With increasing heat from regulators and consecutive fines levied on it, Apple has had little choice but to become more lenient when it comes to its App Store policies, such as allowing developers to accept payments outside of the App Store. It is still far from perfect, but for now, it is not reneging on the promise it made last year. Starting yesterday, the tech giant started allowing developers of “reader apps” to include in-app links to their websites.
This begs the question, what are reader apps? Apple defines it as apps that provide digital content (such as magazines, newspapers, books, audio, music, or video) as its primary function. Netflix, Spotify, and Kindle are some examples of reader apps, and now, developers of such reader apps can request access to the External Link Account Entitlement. Under this entitlement, reader apps can include links to their websites so that users can create or manage their accounts outside of the app.
Earlier, apps like Netflix were prohibited from giving you a link to sign up or create an account. Developers were required to exclusively use Apple’s payment system (and no other) when it came to in-app purchases, which would result in Apple’s commission of 30% in the first year and 15% in the second year.
This changes now. This latest development is a welcome piece of news and the sequel to the promise Apple had made last September. At that time, Apple said that it will allow developers of media apps to create in-app links to external sign-up pages. This will allow them to circumnavigate Apple’s steep in-app purchase commissions (which have landed the company in hot waters earlier, but that is a different story).
While Apple has been forced to make this change last year to settle an investigation by Japan’s Fair Trade Commission (JFTC), the Cupertino-headquartered tech giant had assured that the changes would be global. It did, however, update its guidelines and review process as it had said it would.
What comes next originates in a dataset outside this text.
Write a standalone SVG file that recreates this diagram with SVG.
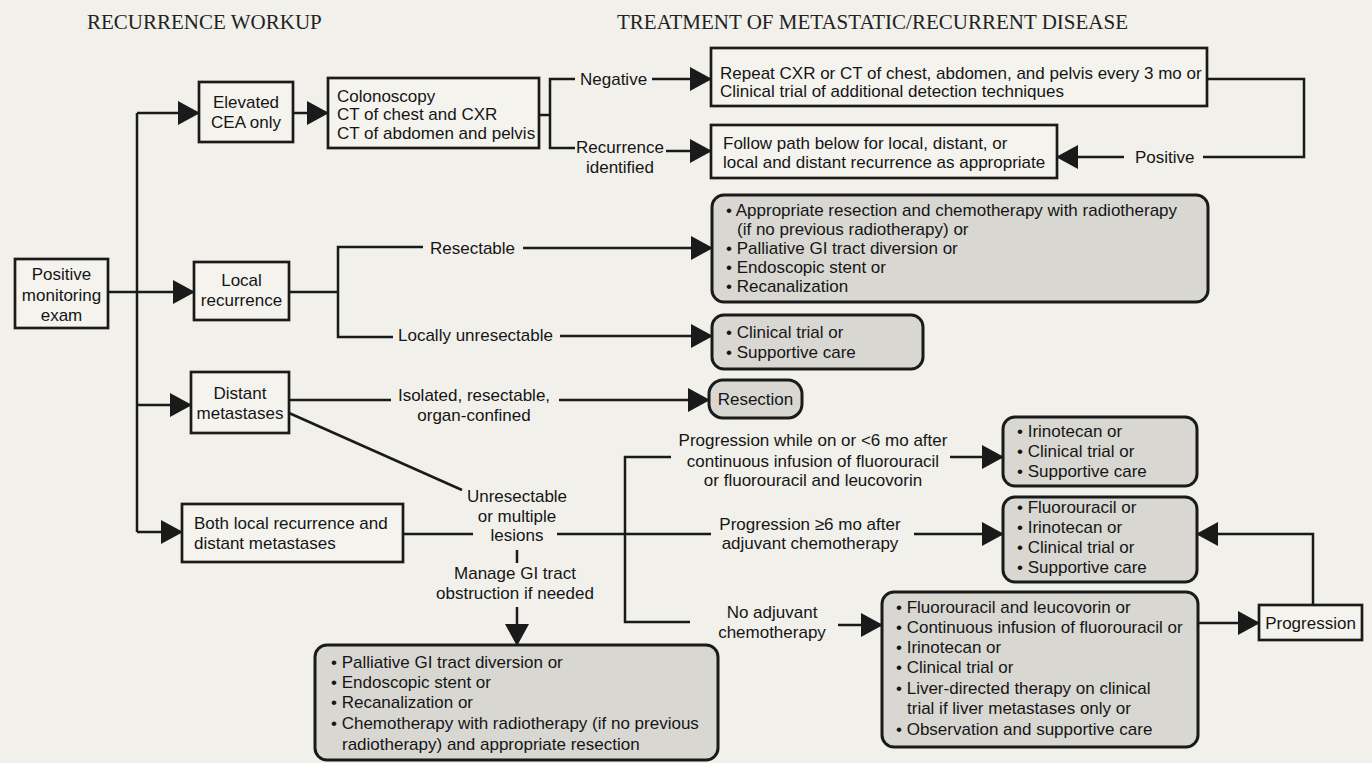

To add links to their websites in their apps, developers should follow the due process and request an “External Link Account Entitlement.” The developer should also have an account in the Apple Developer program, answer questions about the app, and agree to the entitlement’s terms and conditions as they submit a request form. Apple has specific criteria that the app and link must meet if they are to receive the bundle.
The link has to open in a browser and not an in-app web view, and no extra data or parameters can be passed to the website. Additionally, they cannot contain text that includes the cost of things (like an account) on the website.
As for the app, its primary functionality needs to be providing digital content and allowing people to sign up with an account and access content or services purchased earlier outside of the app when they are signed in. Also, they cannot offer in-app purchases on iOS or iPadOS and not facilitate real-time, person-to-person services.